Clemens Jungsthöfel, Katharina Rohde
Tz. 202
Stand: EL 54– ET: 10/2024
Der Standard verfolgt in der Theorie eine vermeintlich mathematisch exakte Ermittlung des best estimates im Ausweis der fulfilment cash flows. Genauer werden folgende Ansprüche formuliert (IFRS 17.33):
- Unbiased probability-weighted mean of the full range of possible outcomes: Der best estimate ist auf Basis einer Wahrscheinlichkeitsverteilung zu ermitteln, die alle Szenarien der Realisierung der versicherungstechnischen Risiken adäquat abbildet.
- Aktualität: Der best estimate (und somit obige Wahrscheinlichkeitsverteilung) hat zu jedem Zeitpunkt alle Annahmen(-änderungen) zu berücksichtigen.
- Abgrenzung zum Risk Adjustment: Unsicherheiten in Höhe und Zeitpunkt der Realisierung versicherungstechnischer CFs sind ausschließlich im Risk Adjustment zu erfassen.
Tz. 203
Stand: EL 54– ET: 10/2024
Auf der anderen Seite erkennt der Standard an (IFRS17.B36ff.), dass das Geschäftsmodell der Versicherungswirtschaft gerade davon lebt, auch unvorhersehbare Volatilität und unbekannte Risiken zu mitigieren, ohne dass das Unternehmen in Schieflage gerät oder gar der dem Versicherungsnehmer zugesagte Schutz nicht mehr gewährleistet werden kann.
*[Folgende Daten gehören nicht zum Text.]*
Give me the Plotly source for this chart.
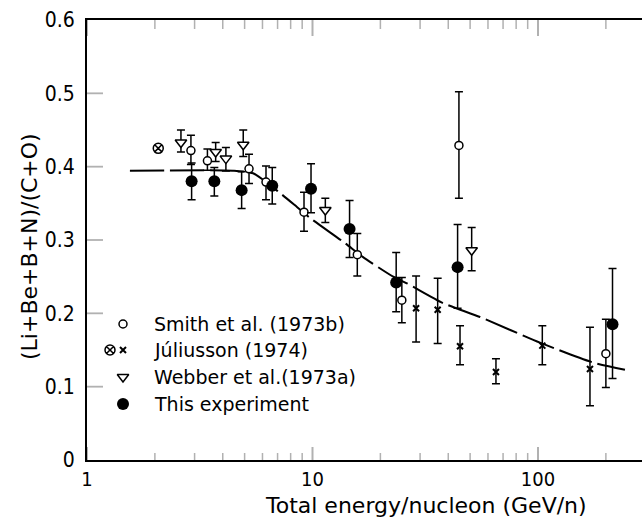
import plotly.graph_objects as go

# ---------------- data ----------------
smith_x = [2.89, 3.42, 5.23, 6.22, 9.17, 15.8, 24.9, 44.6, 200]
smith_y = [0.422, 0.408, 0.397, 0.379, 0.338, 0.280, 0.218, 0.429, 0.145]
smith_ep = [0.021, 0.016, 0.020, 0.022, 0.027, 0.029, 0.031, 0.073, 0.047]
smith_em = [0.019, 0.013, 0.020, 0.024, 0.026, 0.029, 0.031, 0.072, 0.046]

jul_x = [28.8, 35.9, 45.1, 65.1, 104.5, 170]
jul_y = [0.207, 0.205, 0.155, 0.120, 0.156, 0.124]
jul_ep = [0.044, 0.043, 0.028, 0.018, 0.027, 0.057]
jul_em = [0.046, 0.046, 0.025, 0.016, 0.026, 0.050]

jul_otimes_x = [2.07]
jul_otimes_y = [0.425]

webber_x = [2.61, 3.72, 4.13, 4.93, 11.4, 50.8]
webber_y = [0.433, 0.420, 0.411, 0.430, 0.341, 0.286]
webber_ep = [0.017, 0.013, 0.015, 0.020, 0.016, 0.031]
webber_em = [0.013, 0.013, 0.017, 0.016, 0.017, 0.028]

this_x = [2.91, 3.67, 4.85, 6.63, 9.85, 14.6, 23.5, 44.0, 214]
this_y = [0.380, 0.380, 0.368, 0.374, 0.370, 0.315, 0.242, 0.263, 0.185]
this_ep = [0.025, 0.019, 0.025, 0.025, 0.034, 0.039, 0.041, 0.058, 0.076]
this_em = [0.025, 0.020, 0.025, 0.025, 0.033, 0.039, 0.040, 0.056, 0.074]

curve_x = [1.55, 4.44, 5.45, 7.18, 8.53, 9.75, 13.9, 16.7, 22.8, 26.2, 37.9, 55.3, 102, 175, 243]
curve_y = [0.3945, 0.3945, 0.391, 0.364, 0.345, 0.330, 0.296, 0.277, 0.250, 0.241, 0.214,
           0.195, 0.160, 0.133, 0.123]

legend_labels = ["Smith et al. (1973b)", "Júliusson (1974)", "Webber et al.(1973a)", "This experiment"]

x_tickvals = [1, 10, 100]
x_ticktext = ["1", "10", "100"]
x_minor = [2, 3, 4, 5, 6, 7, 8, 9, 20, 30, 40, 50, 60, 70, 80, 90, 200]
y_tickvals = [0, 0.1, 0.2, 0.3, 0.4, 0.5, 0.6]
y_ticktext = ["0", "0.1", "0.2", "0.3", "0.4", "0.5", "0.6"]

# ---------------- layout constants ----------------
W, H = 642, 523
L, R, T, B = 87, 0, 20, 63
PW, PH = W - L - R, H - T - B
DECADE_PX = 225.5
XMAX_LOG = PW / DECADE_PX
X_LEFT, X_RIGHT = 1.0, 10 ** XMAX_LOG
Y_BOTTOM, Y_TOP = 0.0, 0.6
Y_PER_PX = 0.6 / PH

TICKFONT = "Liberation Sans Narrow, DejaVu Sans Condensed, Arial Narrow, sans-serif"
TEXTFONT = "DejaVu Sans, Verdana, sans-serif"
BLACK = "#000000"


def px_to_x(px):
    return 10 ** ((px - L) / DECADE_PX)


def px_to_y(py):
    return (H - B - py) * Y_PER_PX


def err(ep, em):
    return dict(type="data", symmetric=False, array=ep, arrayminus=em,
                color=BLACK, thickness=1.5, width=4)


fig = go.Figure()

fig.add_trace(go.Scatter(x=curve_x, y=curve_y, mode="lines",
                         line=dict(color=BLACK, width=2, dash="34px,6px", shape="spline", smoothing=0.6),
                         hoverinfo="skip"))

SM = dict(symbol="circle", size=8, color="white", line=dict(color=BLACK, width=1.5))
WB = dict(symbol="triangle-down", size=10, color="white", line=dict(color=BLACK, width=1.5))
JX = dict(symbol="x-thin-open", size=6, color=BLACK, line=dict(color=BLACK, width=2))
JO = dict(symbol="circle-x-open", size=10, color=BLACK, line=dict(color=BLACK, width=1.5))
TE = dict(symbol="circle", size=12, color=BLACK, line=dict(color=BLACK, width=0))

fig.add_trace(go.Scatter(x=smith_x, y=smith_y, mode="markers", error_y=err(smith_ep, smith_em), marker=SM))
fig.add_trace(go.Scatter(x=webber_x, y=webber_y, mode="markers", error_y=err(webber_ep, webber_em), marker=WB))
fig.add_trace(go.Scatter(x=jul_x, y=jul_y, mode="markers", error_y=err(jul_ep, jul_em), marker=JX))
fig.add_trace(go.Scatter(x=jul_otimes_x, y=jul_otimes_y, mode="markers", marker=JO))
fig.add_trace(go.Scatter(x=this_x, y=this_y, mode="markers", error_y=err(this_ep, this_em), marker=TE))

# ---------------- hand-made legend ----------------
key_px = 123
rows_py = [324, 350, 377, 404]
text_px = 152
key_specs = [(key_px, rows_py[0], SM), (key_px - 13, rows_py[1], JO), (key_px, rows_py[1], JX),
             (key_px, rows_py[2], WB), (key_px, rows_py[3], TE)]
for kx, ky, mk in key_specs:
    fig.add_trace(go.Scatter(x=[px_to_x(kx)], y=[px_to_y(ky)], mode="markers", marker=mk,
                             hoverinfo="skip"))

annotations = []
for lab, ry in zip(legend_labels, rows_py):
    annotations.append(dict(x=(text_px - L) / PW, y=(H - B - ry) / PH, xref="paper", yref="paper",
                            text=lab, showarrow=False, xanchor="left", yanchor="middle",
                            font=dict(family=TEXTFONT, size=19, color=BLACK)))

annotations.append(dict(x=(426 - L) / PW, y=(H - B - 505) / PH, xref="paper", yref="paper",
                        text="Total energy/nucleon (GeV/n)", showarrow=False,
                        xanchor="center", yanchor="middle",
                        font=dict(family=TEXTFONT, size=22, color=BLACK)))
annotations.append(dict(x=(30 - L) / PW, y=(H - B - 247) / PH, xref="paper", yref="paper",
                        text="(Li+Be+B+N)/(C+O)", showarrow=False, textangle=-90,
                        xanchor="center", yanchor="middle",
                        font=dict(family=TEXTFONT, size=22, color=BLACK)))

# ---------------- inward tick marks (positions via axis scales, lengths in px) ----------------
shapes = []


def xtick(v, at_top, length, width):
    shapes.append(dict(type="line", xref="x", yref="y", x0=v, x1=v,
                       ysizemode="pixel", yanchor=Y_TOP if at_top else Y_BOTTOM,
                       y0=-length if at_top else 0, y1=0 if at_top else length,
                       line=dict(color=BLACK, width=width), layer="above"))


def ytick(v, at_right, length, width):
    shapes.append(dict(type="line", yref="y", xref="x", y0=v, y1=v,
                       xsizemode="pixel", xanchor=X_RIGHT if at_right else X_LEFT,
                       x0=-length if at_right else 0, x1=0 if at_right else length,
                       line=dict(color=BLACK, width=width), layer="above"))


for v in x_tickvals:
    xtick(v, False, 13, 2)
    xtick(v, True, 16, 2)
for v in x_minor:
    xtick(v, False, 7, 1.5)
    xtick(v, True, 9, 1.5)
for v in y_tickvals[1:-1]:
    ytick(v, False, 16, 1.8)
    ytick(v, True, 10, 1.8)

base = dict(showgrid=False, zeroline=False, linecolor=BLACK, tickcolor=BLACK, fixedrange=True)

fig.update_layout(
    template="simple_white",
    width=W, height=H,
    margin=dict(l=L, r=R, t=T, b=B, pad=0),
    paper_bgcolor="white", plot_bgcolor="white",
    showlegend=False,
    annotations=annotations,
    shapes=shapes,
    xaxis=dict(type="log", range=[0, XMAX_LOG], ticks="", tickmode="array",
               tickvals=x_tickvals, ticktext=x_ticktext,
               showline=True, linewidth=2, mirror=True,
               tickfont=dict(family=TICKFONT, size=20, color=BLACK), **base),
    yaxis=dict(range=[Y_BOTTOM, Y_TOP], ticks="", tickmode="array", tickvals=y_tickvals,
               ticktext=y_ticktext, showline=True, linewidth=2, mirror=False, ticklabelstandoff=6,
               tickfont=dict(family=TICKFONT, size=21, color=BLACK), **base),
)

fig.write_html("out.html", config={"displayModeBar": False},
               post_script="document.body.style.margin='0px';document.documentElement.style.overflow='hidden';")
Eine Reservierung, die nur durch ein mechanisch mathematisches Modell unterlegt wird, ist nicht in der Lage, komplexen Risiken zu entgegnen, die zudem einer erheblichen Schnelllebigkeit in den Rahmenbedingungen aus Marktzyklen, Umwelt, Politik/Rechtsprechung, Makroökonomie/Gesellschaft ausgesetzt sind. Dies kann genauso wenig durch ein mechanisches Risk Adjustment abgedeckt werden. Actuarial judgement und der individuelle Risikoappetit des Unternehmens ist somit maßgeblich für die Positionierung des best estimates innerhalb einer nachvollziehbaren Bandbreite.
Es muss gerade im Sinne des Standards sein, die Attraktivität der Versicherungsbranche für Investoren dadurch zu stärken, dass zu jedem Zeitpunkt ein ausreichendes Resilienz-Niveau gewählt werden kann – und dies nicht durch dogmatisch getriebene Restriktionen limitiert wird. Die Positionierung innerhalb einer solchen sinnvollen Range und der Nachweis der Nachhaltigkeit derselben obliegt den Versicherungsunternehmen. Der Standard bietet im Rahmen der Anhangangaben eine Reihe von wertvollen Instrumenten (genauer: detaillierte Veränderungsanalysen, vgl. Tz. 116), um Transparenz und Vergleichbarkeit hinsichtlich des Reservierungsansatzes zu schaffen.